General Motors announces massive US manufacturing investment just as Chinese investor halts plans
General Motors is making moves. But the latest move isn’t a grab for international markets, but rather a push to offset the impact of the Trump administration’s tariffs. All-in-all, the Detroit titan is investing $4 billion in three domestic manufacturing plants, including shifting the ICE Chevrolet Equinox and Blazer from Mexico to the United States.
General Motors will pump $4 billion into domestic manufacturing as China backs off in the US and Mexican tariffs hit
It’s been a volatile time for the auto industry at large. Tariffs, parts shortages, and political turmoil are just part of the landscape for car brands in 2025. But General Motors seems confident that investing in domestic vehicle production is the right move to sidestep tariffs on Mexican-built models.

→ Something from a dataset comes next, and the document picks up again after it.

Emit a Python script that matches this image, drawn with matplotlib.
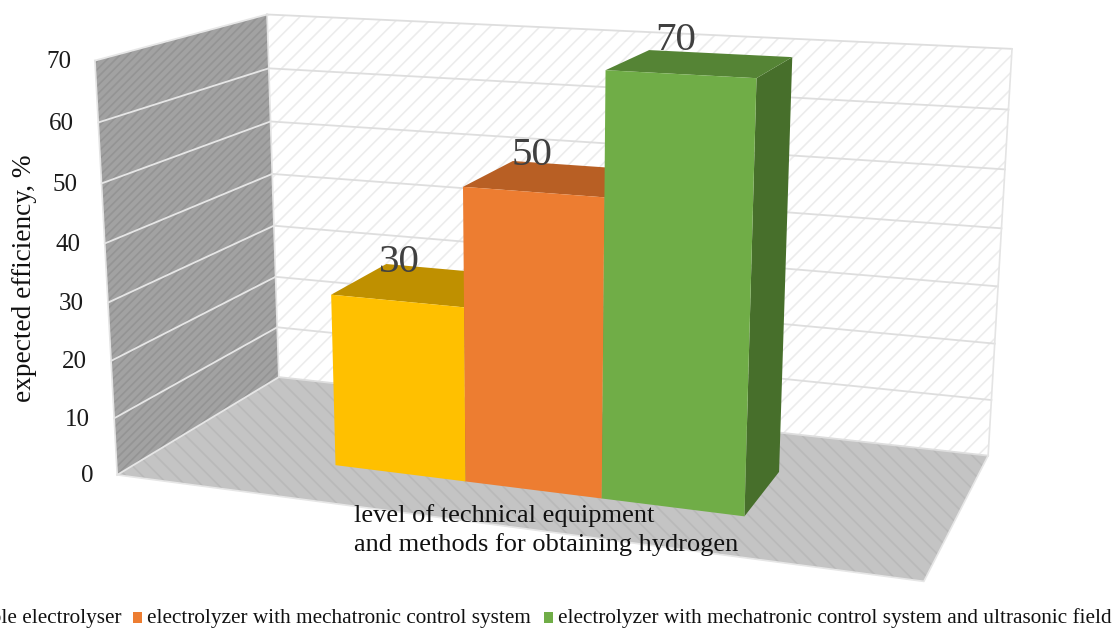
import numpy as np
import matplotlib
matplotlib.use("Agg")
import matplotlib.pyplot as plt
from matplotlib.patches import Polygon, Rectangle

# data
series_names = ["simple electrolyser", "electrolyzer with mechatronic control system",
                "electrolyzer with mechatronic control system and ultrasonic field"]
efficiency = [30, 50, 70]
y_ticks = [0, 10, 20, 30, 40, 50, 60, 70]
y_label = "expected efficiency, %"
x_label = "level of technical equipment\nand methods for obtaining hydrogen"

front_colors = ["#ffc000", "#ed7d31", "#70ad47"]
top_colors = ["#bf9000", "#b85f24", "#558435"]
side_colors = ["#997300", "#a0501d", "#476f2b"]

plt.rcParams['font.family'] = ['Liberation Serif', 'DejaVu Serif']
plt.rcParams['hatch.linewidth'] = 1.2

# camera for the fake 3d box: x across, y into the page, z is the value axis
zmax = y_ticks[-1]
box = np.array([[0, 0, 0], [0, 1, 0], [1, 1, 0], [1, 0, 0], [0, 0, zmax], [0, 1, zmax], [1, 1, zmax]], float)
screen = np.array([[117, 474], [279, 378], [988, 455], [924, 582], [95, 61], [267, 14], [1012, 49]], float)
A = []
for (x, y, z), (u, v) in zip(box, screen):
    A.append([x, y, z, 1, 0, 0, 0, 0, -u*x, -u*y, -u*z, -u])
    A.append([0, 0, 0, 0, x, y, z, 1, -v*x, -v*y, -v*z, -v])
P = np.linalg.svd(np.array(A))[2][-1].reshape(3, 4)

def proj(x, y, z):
    h = P @ np.array([x, y, z, 1.0])
    return h[:2] / h[2]

def face(corners, **kw):
    ax.add_patch(Polygon([proj(*c) for c in corners], closed=True, **kw))

fig = plt.figure(figsize=(11.15, 6.28), dpi=100)
ax = fig.add_axes([0, 0, 1, 1])
ax.set_xlim(0, 1115)
ax.set_ylim(628, 0)
ax.axis('off')

# walls and floor
face([(0, 0, 0), (0, 1, 0), (0, 1, zmax), (0, 0, zmax)], facecolor="#a2a2a2", edgecolor="#949494", hatch="////", lw=0)
face([(0, 1, 0), (1, 1, 0), (1, 1, zmax), (0, 1, zmax)], facecolor="white", edgecolor="#ececec", hatch="//", lw=0)
face([(0, 0, 0), (1, 0, 0), (1, 1, 0), (0, 1, 0)], facecolor="#c4c4c4", edgecolor="#b9b9b9", hatch="\\\\", lw=0)

# gridlines, also the box outline
for t in y_ticks:
    a, b, c = proj(0, 0, t), proj(0, 1, t), proj(1, 1, t)
    ax.plot([a[0], b[0]], [a[1], b[1]], color="#e6e6e6", lw=1.3, zorder=3)
    ax.plot([b[0], c[0]], [b[1], c[1]], color="#dedede", lw=1.3, zorder=3)
    ax.text(a[0]-24, a[1]+1.5, str(t), ha="right", va="center", fontsize=18, color="#1a1a1a", zorder=6)
for (x, y) in [(0, 0), (0, 1), (1, 1)]:
    a, b = proj(x, y, 0), proj(x, y, zmax)
    ax.plot([a[0], b[0]], [a[1], b[1]], color="#e4e4e4", lw=1.2, zorder=3)
corners = [proj(0, 0, 0), proj(1, 0, 0), proj(1, 1, 0)]
ax.plot([c[0] for c in corners], [c[1] for c in corners], color="#e6e6e6", lw=1.2, zorder=3)

# bars
bar_w = 0.176
x_left = 0.239
y0, y1 = 0.285, 0.66
for i, v in enumerate(efficiency):
    x0 = x_left + i*bar_w
    x1 = x0 + bar_w
    face([(x1, y0, 0), (x1, y1, 0), (x1, y1, v), (x1, y0, v)], facecolor=side_colors[i], lw=0, zorder=4+i*0.1)
    face([(x0, y0, v), (x1, y0, v), (x1, y1, v), (x0, y1, v)], facecolor=top_colors[i], lw=0, zorder=4+i*0.1)
    face([(x0, y0, 0), (x1, y0, 0), (x1, y0, v), (x0, y0, v)], facecolor=front_colors[i], lw=0, zorder=4+i*0.1)
    # value label sits just above the back left corner of the top face
    p = proj(x0, y1, v)
    ax.text(p[0] + 3 + v*0.33, p[1] + 4.5 - v*0.2, str(v), ha="center", va="center",
            fontsize=29.5, color="#404040", zorder=6)

ax.text(25, 278, y_label, rotation=90, ha="center", va="center", fontsize=19.6, color="#111111", zorder=6)
ax.text(354, 530, x_label, ha="left", va="center", fontsize=19, color="#111111", linespacing=1.33, zorder=6)

# legend runs off the left side of the picture, like the source
ax.text(121, 618, series_names[0], ha="right", va="center", fontsize=15.3, color="#111111")
ax.add_patch(Rectangle((133, 612), 9, 11, facecolor=front_colors[1], lw=0))
ax.text(147, 618, series_names[1], ha="left", va="center", fontsize=15.3, color="#111111")
ax.add_patch(Rectangle((544, 612), 9, 11, facecolor=front_colors[2], lw=0))
ax.text(558, 618, series_names[2], ha="left", va="center", fontsize=15.3, color="#111111")

fig.savefig("out.png", dpi=100)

The Detroit parent company for Chevrolet, GMC, Cadillac, and Buick recently announced a hefty $4 billion investment in three domestic manufacturing plants. Like many European and Asian imports, vehicles and parts imported from Mexico are subject to a 25% tariff. One of the planned moves will involve updating a currently vegetative Michigan plant. GM says the updates will permit the brand to produce an additional two million vehicles per year.
General Motors says the converted Michigan plant will produce ICE trucks and SUVs instead of EVs in 2027. The $4 billion investment will also uproot production of the gasoline-swilling Chevrolet Blazer and Equinox and move it from Mexico to the United States. For now, the Blazer EV and Equinox EV will remain at the Ramos Arizpe plant in Coahuila, Mexico.
The Chevrolet Blazer, the larger of the two ICE SUVs, will trade its Mexican address for General Motors’ Fairfax, Kansas, plant. The Equinox, on the other hand, will join the Spring Hill, Tennessee plant, also in 2027.
The news follows an announcement by Chinese-owned energy company AESC Group that it will halt plans to complete a $1.6 billion battery cell plant in Florence, South Carolina. AESC Group says it still intends to finish the plant, which is good news for BMW’s planned 2026 opening of a nearby facility in Greer. BMW says that, although the AESC plant will supply the facility with battery technology, AESC’s halted construction will not delay the 2026 opening of the Greer plant.